> **Given data**:
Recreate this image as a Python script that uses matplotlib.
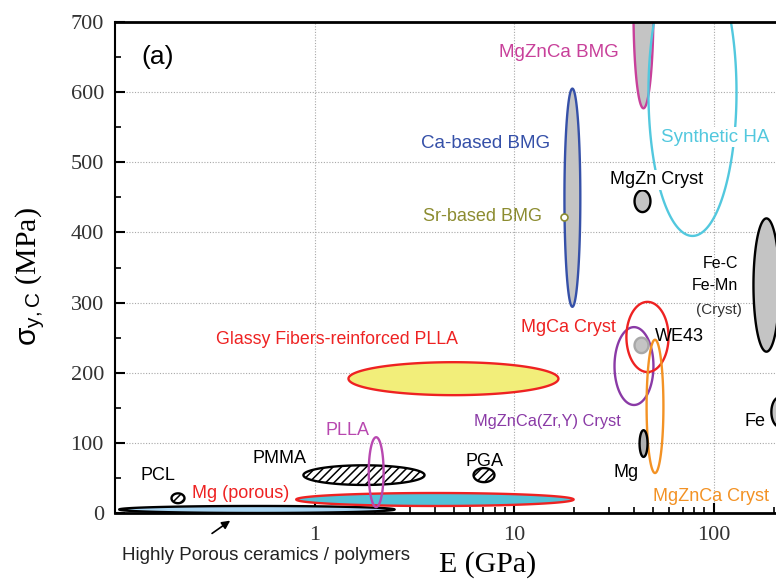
import numpy as np
import matplotlib
matplotlib.use('Agg')
import matplotlib.pyplot as plt
from matplotlib.ticker import FixedLocator, NullFormatter

plt.rcParams['font.family'] = ['Liberation Sans', 'DejaVu Sans']
plt.rcParams['mathtext.fontset'] = 'custom'
plt.rcParams['mathtext.rm'] = 'Liberation Sans'
plt.rcParams['mathtext.it'] = 'Liberation Sans'
plt.rcParams['hatch.linewidth'] = 1.1

# material regions: E range (GPa) and yield strength range (MPa)
names = ['Highly porous', 'PCL', 'Mg (porous)', 'PMMA', 'PLLA', 'Glassy PLLA', 'PGA',
         'Ca BMG', 'MgZnCa BMG', 'Synthetic HA', 'MgZn Cryst', 'Fe-C/Fe-Mn', 'Fe',
         'MgZnCa(Zr,Y) Cryst', 'MgCa Cryst', 'WE43', 'MgZnCa Cryst', 'Mg']
e_lo = [0.105, 0.192, 0.81, 0.88, 1.87, 1.48, 6.27,
        17.9, 39.7, 47.2, 40.2, 158.6, 195, 31.9, 36.6, 40.2, 46.2, 42.6]
e_hi = [2.52, 0.223, 19.9, 3.56, 2.22, 16.7, 7.98,
        21.5, 50.0, 130.4, 48.3, 214, 235, 50.0, 59.5, 47.2, 56.1, 46.7]
s_lo = [0, 14, 10, 40, 8.5, 168, 44,
        294, 577, 395, 429, 230, 123, 154, 201, 228, 57, 80]
s_hi = [10, 28, 28.5, 68, 108, 215, 64,
        605, 860, 805, 460, 420, 165, 265, 301, 250, 247, 118]

# styles per region (face, edge, hatch)
faces = ['#a9d5f2', 'white', '#52c2d8', 'white', 'none', '#f2ee7a', 'white',
         '#c4c4c4', '#c4c4c4', 'none', '#c4c4c4', '#c4c4c4', '#c4c4c4',
         'none', 'none', '#c4c4c4', 'none', '#b0b0b0']
edges = ['black', 'black', '#ee2222', 'black', '#b848b0', '#ee2222', 'black',
         '#3550a8', '#c8409a', '#52c8de', 'black', 'black', 'black',
         '#8a3aa6', '#ee2222', '#a8a8a8', '#f39224', 'black']
hatches = [None, '////', None, '////', None, None, '////',
           None, None, None, None, None, None, None, None, None, None, None]

sr_bmg_e = [17.9]
sr_bmg_s = [422]

labels = [
    ('MgZnCa BMG', 16.7, 656, '#c8409a', 'center', 13.5, False),
    ('Ca-based BMG', 7.24, 527, '#3550a8', 'center', 13.5, False),
    ('Synthetic HA', 102.3, 536, '#52c8de', 'center', 13.5, True),
    ('MgZn Cryst', 51.8, 475, 'black', 'center', 13, True),
    ('Sr-based BMG', 6.95, 423, '#8c8c30', 'center', 13, False),
    ('Fe-C', 133.4, 356, 'black', 'right', 11.5, False),
    ('Fe-Mn', 133.4, 324, 'black', 'right', 11.5, False),
    ('(Cryst)', 138, 289, '#333333', 'right', 11, False),
    ('MgCa Cryst', 18.8, 264, '#ee2222', 'center', 13, False),
    ('WE43', 50.6, 251, 'black', 'left', 13, False),
    ('Glassy Fibers-reinforced PLLA', 1.30, 247, '#ee2222', 'center', 12.8, False),
    ('MgZnCa(Zr,Y) Cryst', 14.7, 130, '#8a3aa6', 'center', 11.8, False),
    ('Fe', 143, 130, 'black', 'left', 13, False),
    ('PLLA', 1.46, 118, '#b848b0', 'center', 13, False),
    ('PMMA', 0.668, 77, 'black', 'center', 13, False),
    ('PGA', 7.11, 73, 'black', 'center', 13, False),
    ('PCL', 0.165, 53, 'black', 'center', 13, False),
    ('Mg', 36.6, 58, 'black', 'center', 13, False),
    ('Mg (porous)', 0.426, 28, '#ee2222', 'center', 13, False),
    ('MgZnCa Cryst', 50.0, 23, '#f39224', 'left', 13, False),
]


def draw_region(ax, elo, ehi, slo, shi, face, edge, hatch, z):
    # ellipse in (log10 E, sigma) space
    t = np.linspace(0, 2 * np.pi, 240)
    lc = (np.log10(elo) + np.log10(ehi)) / 2
    lw_ = (np.log10(ehi) - np.log10(elo)) / 2
    sc = (slo + shi) / 2
    sh = (shi - slo) / 2
    x = 10 ** (lc + lw_ * np.cos(t))
    y = sc + sh * np.sin(t)
    ax.fill(x, y, facecolor=face, edgecolor=edge, linewidth=1.7, hatch=hatch, zorder=z)


fig = plt.figure(figsize=(7.76, 5.8), dpi=100)
ax = fig.add_axes([115 / 776, 67 / 580, 798 / 776, 491 / 580])
ax.set_xscale('log')
ax.set_xlim(0.1, 1000)
ax.set_ylim(0, 700)

ax.xaxis.set_major_locator(FixedLocator([1, 10, 100]))
ax.xaxis.set_minor_locator(FixedLocator([m * d for d in [0.1, 1, 10, 100] for m in range(2, 10)]))
ax.xaxis.set_minor_formatter(NullFormatter())
ax.set_xticklabels(['1', '10', '100'])
ax.set_yticks(np.arange(0, 701, 100))
ax.set_yticks(np.arange(50, 700, 100), minor=True)

for lab in ax.get_xticklabels() + ax.get_yticklabels():
    lab.set_family('Liberation Serif')
    lab.set_fontsize(16)
    lab.set_color('#333333')

ax.tick_params(which='major', direction='in', length=7, width=1.5, top=False, right=False)
ax.tick_params(which='minor', direction='in', length=4, width=1.2, top=False, right=False)
ax.tick_params(axis='y', pad=8)
ax.tick_params(axis='x', pad=9)

ax.spines['left'].set_linewidth(1.5)
ax.spines['bottom'].set_linewidth(2)
ax.spines['top'].set_linewidth(2)
ax.spines['right'].set_visible(False)

ax.grid(True, which='major', linestyle=(0, (1, 1.5)), color='#a8a8a8', linewidth=0.8)
ax.set_axisbelow(True)

for i in range(len(names)):
    draw_region(ax, e_lo[i], e_hi[i], s_lo[i], s_hi[i], faces[i], edges[i], hatches[i], 2 + i * 0.01)

ax.plot(sr_bmg_e, sr_bmg_s, 'o', markersize=5, markerfacecolor='white',
        markeredgecolor='#8c8c30', markeredgewidth=1.2, zorder=4)

for txt, ex, sy, col, ha, fs, boxed in labels:
    kw = {}
    if boxed:
        kw['bbox'] = dict(facecolor='white', edgecolor='none', pad=1)
    ax.text(ex, sy, txt, color=col, ha=ha, va='center', fontsize=fs, zorder=5, **kw)

ax.text(0.136, 650, '(a)', fontsize=19, ha='left', va='center', zorder=5)

ax.annotate('', xy=(0.388, -8.6), xytext=(0.2986, -31.4),
            arrowprops=dict(arrowstyle='-|>', color='black', lw=1.2, mutation_scale=12),
            annotation_clip=False)
ax.text(0.108, -60, 'Highly Porous ceramics / polymers', fontsize=13.5,
        ha='left', va='center', color='#222222')

fig.text(488 / 776, 1 - 565 / 580, 'E (GPa)', family='Liberation Serif', fontsize=21.5,
         ha='center', va='center')
fig.text(30 / 776, 1 - 277 / 580, r'$\mathrm{\sigma_{y,C}}$ (MPa)', family='Liberation Serif',
         fontsize=21.5, rotation=90, ha='center', va='center')

fig.savefig('out.png', dpi=100)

> **Goal**:
Every line from the top of the material above through the line with "605, 860, 805, 460, 420, 165, 265, 301, 250, 247, 118]" should be duplicated exactly, please; leave out the pictures.

> **Complete response**:
Recreate this image as a Python script that uses matplotlib.
import numpy as np
import matplotlib
matplotlib.use('Agg')
import matplotlib.pyplot as plt
from matplotlib.ticker import FixedLocator, NullFormatter

plt.rcParams['font.family'] = ['Liberation Sans', 'DejaVu Sans']
plt.rcParams['mathtext.fontset'] = 'custom'
plt.rcParams['mathtext.rm'] = 'Liberation Sans'
plt.rcParams['mathtext.it'] = 'Liberation Sans'
plt.rcParams['hatch.linewidth'] = 1.1

# material regions: E range (GPa) and yield strength range (MPa)
names = ['Highly porous', 'PCL', 'Mg (porous)', 'PMMA', 'PLLA', 'Glassy PLLA', 'PGA',
         'Ca BMG', 'MgZnCa BMG', 'Synthetic HA', 'MgZn Cryst', 'Fe-C/Fe-Mn', 'Fe',
         'MgZnCa(Zr,Y) Cryst', 'MgCa Cryst', 'WE43', 'MgZnCa Cryst', 'Mg']
e_lo = [0.105, 0.192, 0.81, 0.88, 1.87, 1.48, 6.27,
        17.9, 39.7, 47.2, 40.2, 158.6, 195, 31.9, 36.6, 40.2, 46.2, 42.6]
e_hi = [2.52, 0.223, 19.9, 3.56, 2.22, 16.7, 7.98,
        21.5, 50.0, 130.4, 48.3, 214, 235, 50.0, 59.5, 47.2, 56.1, 46.7]
s_lo = [0, 14, 10, 40, 8.5, 168, 44,
        294, 577, 395, 429, 230, 123, 154, 201, 228, 57, 80]
s_hi = [10, 28, 28.5, 68, 108, 215, 64,
        605, 860, 805, 460, 420, 165, 265, 301, 250, 247, 118]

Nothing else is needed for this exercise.